**Set problem**
Print the listing from its top line through the line containing "plt.rcParams['axes.unicode_minus'] = False", nothing more, and leave out the pictures.

**Material**
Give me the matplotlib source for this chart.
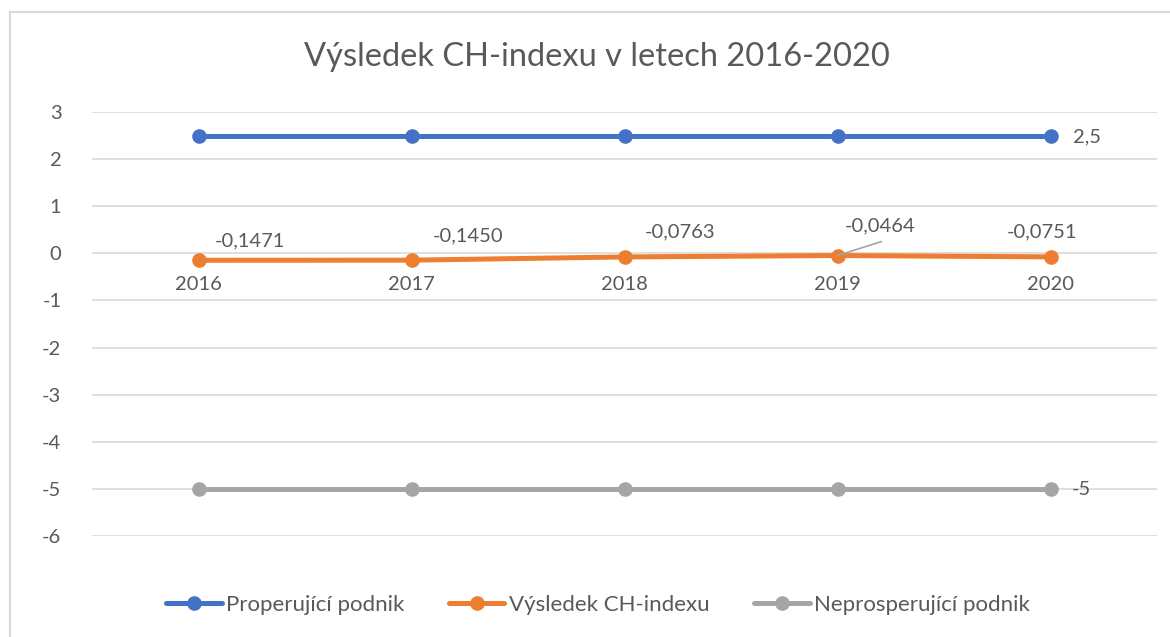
import numpy as np
import matplotlib.pyplot as plt
from matplotlib.lines import Line2D

plt.rcParams['font.family'] = ['Lato', 'DejaVu Sans']
plt.rcParams['axes.unicode_minus'] = False

years = ['2016', '2017', '2018', '2019', '2020']
prosperujici = [2.5, 2.5, 2.5, 2.5, 2.5]
ch_index = [-0.1471, -0.1450, -0.0763, -0.0464, -0.0751]
neprosperujici = [-5, -5, -5, -5, -5]
ch_labels = ['-0,1471', '-0,1450', '-0,0763', '-0,0464', '-0,0751']

blue = '#4472C4'
orange = '#ED7D31'
grey = '#A5A5A5'
txt = '#595959'
fs = 14.5

W, H = 1170, 637
fig = plt.figure(figsize=(W / 100, H / 100), dpi=100)
ax = fig.add_axes([92 / W, 1 - 536 / H, (1157 - 92) / W, (536 - 112) / H])

# chart frame (top and left edges visible)
fig.add_artist(Line2D([10 / W, 1], [1 - 12 / H, 1 - 12 / H], color='#D9D9D9', lw=1.5))
fig.add_artist(Line2D([10 / W, 10 / W], [1 - 12 / H, 0], color='#D9D9D9', lw=1.5))

x = np.arange(len(years))
kw = dict(lw=3.6, marker='o', ms=9.5, solid_capstyle='round')
ax.plot(x, prosperujici, color=blue, label='Properující podnik', **kw)
ax.plot(x, ch_index, color=orange, label='Výsledek CH-indexu', **kw)
ax.plot(x, neprosperujici, color=grey, label='Neprosperující podnik', **kw)

ax.set_xlim(-0.5, len(years) - 0.5)
ax.set_ylim(-6, 3)
ax.set_yticks(range(-6, 4))
ax.yaxis.grid(True, color='#D9D9D9', lw=1.2)
ax.set_axisbelow(True)
for s in ax.spines.values():
    s.set_visible(False)
ax.tick_params(axis='y', length=0, pad=22, labelsize=fs, labelcolor=txt)
ax.set_xticks([])

# category labels sit just under the zero line
for i, yr in enumerate(years):
    ax.annotate(yr, (i, 0), xytext=(0, -31), textcoords='offset pixels',
                ha='center', va='center', fontsize=fs, color=txt)

# data labels for CH index
offsets = [(51, 19), (57, 24), (56, 25), (43, 30), (-9, 25)]
for i, (lab, (dx, dy)) in enumerate(zip(ch_labels, offsets)):
    ax.annotate(lab, (i, ch_index[i]), xytext=(dx, dy), textcoords='offset pixels',
                ha='center', va='center', fontsize=fs, color=txt)
# leader line for 2019
ax.annotate('', (3, ch_index[3]), xytext=(44, 14), textcoords='offset pixels',
            arrowprops=dict(arrowstyle='-', color=grey, lw=1.2, shrinkA=0, shrinkB=0))

ax.annotate('2,5', (4, prosperujici[4]), xytext=(22, -1), textcoords='offset pixels',
            ha='left', va='center', fontsize=fs, color=txt)
ax.annotate('-5', (4, neprosperujici[4]), xytext=(21, -1), textcoords='offset pixels',
            ha='left', va='center', fontsize=fs, color=txt)

fig.text(597 / W, 1 - 57 / H, 'Výsledek CH-indexu v letech 2016-2020',
         ha='center', va='center', fontsize=23.5, color=txt)

fig.legend(loc='center', bbox_to_anchor=(598 / W, 1 - 605 / H), ncol=3, frameon=False,
           fontsize=16, labelcolor=txt, handlelength=2.5, handletextpad=0.2,
           columnspacing=2.0)

fig.savefig('out.png', dpi=100)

**Result**
Give me the matplotlib source for this chart.
import numpy as np
import matplotlib.pyplot as plt
from matplotlib.lines import Line2D

plt.rcParams['font.family'] = ['Lato', 'DejaVu Sans']
plt.rcParams['axes.unicode_minus'] = False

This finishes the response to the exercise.